Please reproduce exactly the lines between the line holding "Clone this chart in matplotlib." and the line holding "from matplotlib.colors import to_rgb", inclusive, leaving out any pictures.
---------- Material for the task ----------
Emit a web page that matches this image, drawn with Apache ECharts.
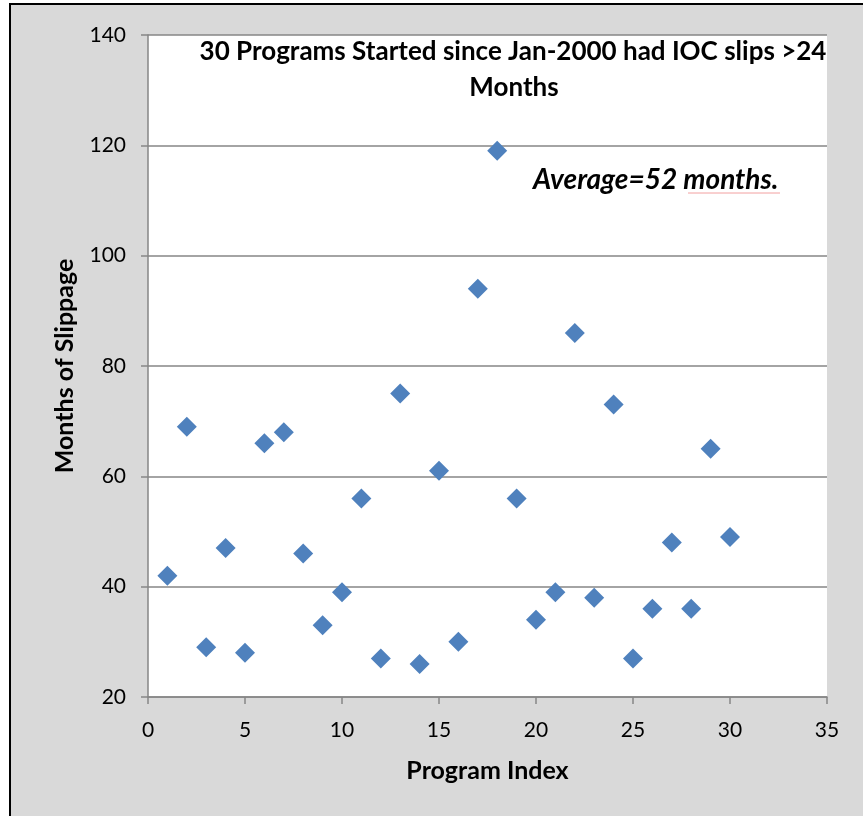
<!DOCTYPE html>
<html>
<head>
<meta charset="utf-8">
<script src="https://cdn.jsdelivr.net/npm/echarts@6/dist/echarts.min.js"></script>
<style>
html,body{margin:0;padding:0;background:#fff;}
#chart{width:863px;height:816px;}
</style>
</head>
<body>
<div id="chart"></div>
<script>
var programIndex = [1,2,3,4,5,6,7,8,9,10,11,12,13,14,15,16,17,18,19,20,21,22,23,24,25,26,27,28,29,30];
var slippage = [42,69,29,47,28,66,68,46,33,39,56,27,75,26,61,30,94,119,56,34,39,86,38,73,27,36,48,36,65,49];
var titleLines = ['30 Programs Started since Jan-2000 had IOC slips >24', 'Months'];
var avgNote = 'Average=52 months.';
var xName = 'Program Index';
var yName = 'Months of Slippage';

var pts = programIndex.map(function(x,i){ return [x, slippage[i]]; });
var FONT = 'Lato';
var chart = echarts.init(document.getElementById('chart'), null, {renderer:'canvas'});
chart.setOption({
  backgroundColor: '#fff',
  animation: false,
  graphic: [
    {type:'rect', z:-10, shape:{x:10, y:4, width:900, height:900},
     style:{fill:'#d9d9d9', stroke:'#000', lineWidth:2}},
    {type:'text', z:100, x:513, y:52,
     style:{text: titleLines[0], font:'bold 26px ' + FONT, fill:'#000',
            textAlign:'center', textVerticalAlign:'middle'}},
    {type:'text', z:100, x:514, y:88,
     style:{text: titleLines[1], font:'bold 26px ' + FONT, fill:'#000',
            textAlign:'center', textVerticalAlign:'middle'}},
    {type:'text', z:100, x:533, y:180,
     style:{text: avgNote, font:'italic bold 28px ' + FONT, fill:'#000',
            textAlign:'left', textVerticalAlign:'middle'}},
    {type:'polyline', z:100, shape:{points:[[688,193],[780,193]]},
     style:{stroke:'#f2a0a0', lineWidth:1}}
  ],
  grid: {left:148, right:36, top:35, bottom:119, show:true, backgroundColor:'#fff', borderWidth:0},
  xAxis: {
    type:'value', min:0, max:35, interval:5,
    name: xName, nameLocation:'middle', nameGap:61,
    nameTextStyle:{fontFamily:FONT, fontWeight:'bold', fontSize:25, color:'#000'},
    axisLine:{show:true, onZero:false, lineStyle:{color:'#868686', width:1.5}},
    axisTick:{show:true, length:7, lineStyle:{color:'#868686', width:1.5}},
    axisLabel:{fontFamily:FONT, fontSize:21, color:'#000', margin:23},
    splitLine:{show:false}
  },
  yAxis: {
    type:'value', min:20, max:140, interval:20,
    name: yName, nameLocation:'middle', nameGap:71,
    nameTextStyle:{fontFamily:FONT, fontWeight:'bold', fontSize:25, color:'#000'},
    axisLine:{show:true, lineStyle:{color:'#868686', width:1.5}},
    axisTick:{show:true, length:7, lineStyle:{color:'#868686', width:1.5}},
    axisLabel:{fontFamily:FONT, fontSize:21, color:'#000', margin:22},
    splitLine:{show:true, lineStyle:{color:'#868686', width:1.5}}
  },
  series: [{
    type:'scatter', data: pts, symbol:'diamond', symbolSize:[20,20],
    itemStyle:{color:'#4f81bd', opacity:1}
  }]
});
</script>
</body>
</html>
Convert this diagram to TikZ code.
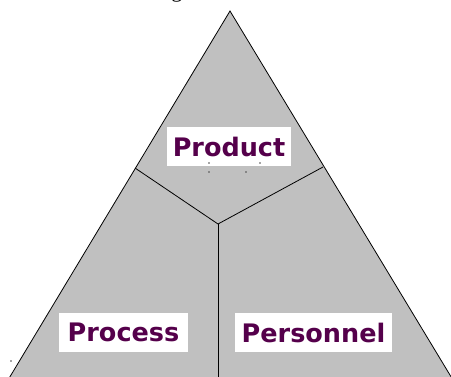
\documentclass[tikz,border=0pt]{standalone}
\usepackage{fontspec}
\setmainfont{DejaVu Sans}
\newfontfamily\serifg{Liberation Serif}
\definecolor{fillgray}{RGB}{192,192,192}
\definecolor{labelpurple}{RGB}{85,0,75}
\tikzset{
  edge/.style={draw=black, line width=0.8pt},
  labelbox/.style={fill=white, draw=none, inner sep=0pt, minimum height=39pt,
    text=labelpurple, font=\fontsize{25.5}{28}\selectfont\bfseries, anchor=center},
  speck/.style={fill=black!70, draw=none, circle, inner sep=0pt, minimum size=1.6pt}
}
\begin{document}
\begin{tikzpicture}[x=1pt,y=-1pt]
\useasboundingbox (0,0) rectangle (451,376);
\fill[white] (0,0) rectangle (451,376);
% title fragment (only the descender of a cut-off title shows)
\node[anchor=base, font=\serifg\fontsize{22}{24}\selectfont, inner sep=0pt] (title) at (177,-2.5) {g};
\begin{scope}
\clip (0,0) rectangle (451,376);
\coordinate (apex) at (230,11);
\coordinate (bl) at (8,380);
\coordinate (br) at (453,380);
\coordinate (jl) at (135,168);
\coordinate (jr) at (323,167);
\coordinate (ctr) at (218,224);
\coordinate (cb) at (218,380);
\fill[fillgray] (apex) -- (bl) -- (br) -- cycle;
\draw[edge] (bl) -- (apex) -- (br);
\draw[edge] (jl) -- (ctr) -- (jr);
\draw[edge] (ctr) -- (cb);
\end{scope}
\node[labelbox, minimum width=124pt] (product) at (229,146.5) {Product};
\node[labelbox, minimum width=129pt] (process) at (123.5,332.5) {Process};
\node[labelbox, minimum width=157pt] (personnel) at (313.5,332.5) {Personnel};
\node[speck] (s1) at (209,163) {};
\node[speck] (s2) at (260,163) {};
\node[speck] (s3) at (209,172) {};
\node[speck] (s4) at (246,172) {};
\node[speck] (s5) at (11,361) {};
\end{tikzpicture}
\end{document}
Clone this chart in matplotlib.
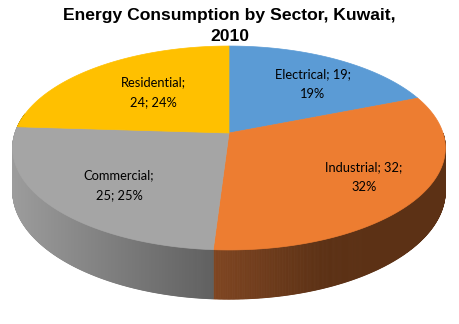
import numpy as np
import matplotlib
matplotlib.use('Agg')
import matplotlib.pyplot as plt
from matplotlib.patches import Polygon
from matplotlib.colors import to_rgb

# data
sectors = ['Electrical', 'Industrial', 'Commercial', 'Residential']
values = [19, 32, 25, 24]
colors = ['#5B9BD5', '#ED7D31', '#A5A5A5', '#FFC000']
# side shading (light end, dark end) for each slice
side_cols = [('#3F6E98', '#2E5272'), ('#7F4521', '#5C3115'),
             ('#9C9C9C', '#606060'), ('#B38700', '#8A6800')]
title = 'Energy Consumption by Sector, Kuwait,\n2010'

# layout in pixels (perspective ellipse)
W, H = 459, 324
cx, cy0 = 229, 133      # projected centre of pie
sx = 214                # horizontal radius
c = 0.147               # perspective factor
q = -80.2               # vertical radius term
h = 42                  # thickness
label_pos = [(313, 84), (364, 177), (119, 185), (153, 92)]


def proj(theta, r=1.0, drop=0.0):
    u = r*np.cos(theta); v = r*np.sin(theta)
    den = 1 + c*v
    return cx + sx*u/den, (cy0 + q*v + drop)/den


fig = plt.figure(figsize=(W/100, H/100), dpi=100)
ax = fig.add_axes([0, 0, 1, 1])
ax.set_xlim(0, W); ax.set_ylim(H, 0)
ax.axis('off')

total = float(sum(values))
starts = []
a0 = np.pi/2
for v in values:
    a1 = a0 - 2*np.pi*v/total
    starts.append((a0, a1))
    a0 = a1

# sides (only front half visible)
for i, (a0, a1) in enumerate(starts):
    th = np.linspace(a0, a1, 400)
    vis = []
    for t in th:
        tt = t % (2*np.pi)
        if np.pi - 0.2 <= tt <= 2*np.pi:
            vis.append(t)
    if len(vis) < 2:
        continue
    vis = np.array(vis)
    xs = [proj(t)[0] for t in vis]
    xmin, xmax = min(xs), max(xs)
    c1 = np.array(to_rgb(side_cols[i][0])); c2 = np.array(to_rgb(side_cols[i][1]))
    for k in range(len(vis)-1):
        t1, t2 = vis[k], vis[k+1]
        x1, y1 = proj(t1); x2, y2 = proj(t2)
        x3, y3 = proj(t2, drop=h); x4, y4 = proj(t1, drop=h)
        xm = 0.5*(x1+x2)
        if i == 1:
            f = np.clip((xm - xmin)/110.0, 0, 1)
        else:
            f = np.clip((xm - xmin)/(xmax - xmin + 1e-9), 0, 1)
        col = c1*(1-f) + c2*f
        ax.add_patch(Polygon([(x1, y1), (x2, y2), (x3, y3), (x4, y4)],
                             closed=True, fc=col, ec=col, lw=0.6))

# top faces
for i, (a0, a1) in enumerate(starts):
    th = np.linspace(a0, a1, 200)
    pts = [proj(0, r=0)] + [proj(t) for t in th]
    ax.add_patch(Polygon(pts, closed=True, fc=colors[i], ec=colors[i], lw=0.5))

# labels
for i, name in enumerate(sectors):
    v = values[i]
    pct = int(round(100*v/total))
    if i < 2:
        txt = f'{name}; {v};\n{pct}%'
    else:
        txt = f'{name};\n{v}; {pct}%'
    ax.text(label_pos[i][0], label_pos[i][1], txt, ha='center', va='center',
            fontsize=9.3, family='Lato', color='black', linespacing=1.75)

ax.text(W/2, 26, title, ha='center', va='center', fontsize=12.6,
        fontweight='bold', family='Liberation Sans', color='black',
        linespacing=1.5)

fig.savefig('out.png', dpi=100)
----------
◆ Exercise answer
Clone this chart in matplotlib.
import numpy as np
import matplotlib
matplotlib.use('Agg')
import matplotlib.pyplot as plt
from matplotlib.patches import Polygon
from matplotlib.colors import to_rgb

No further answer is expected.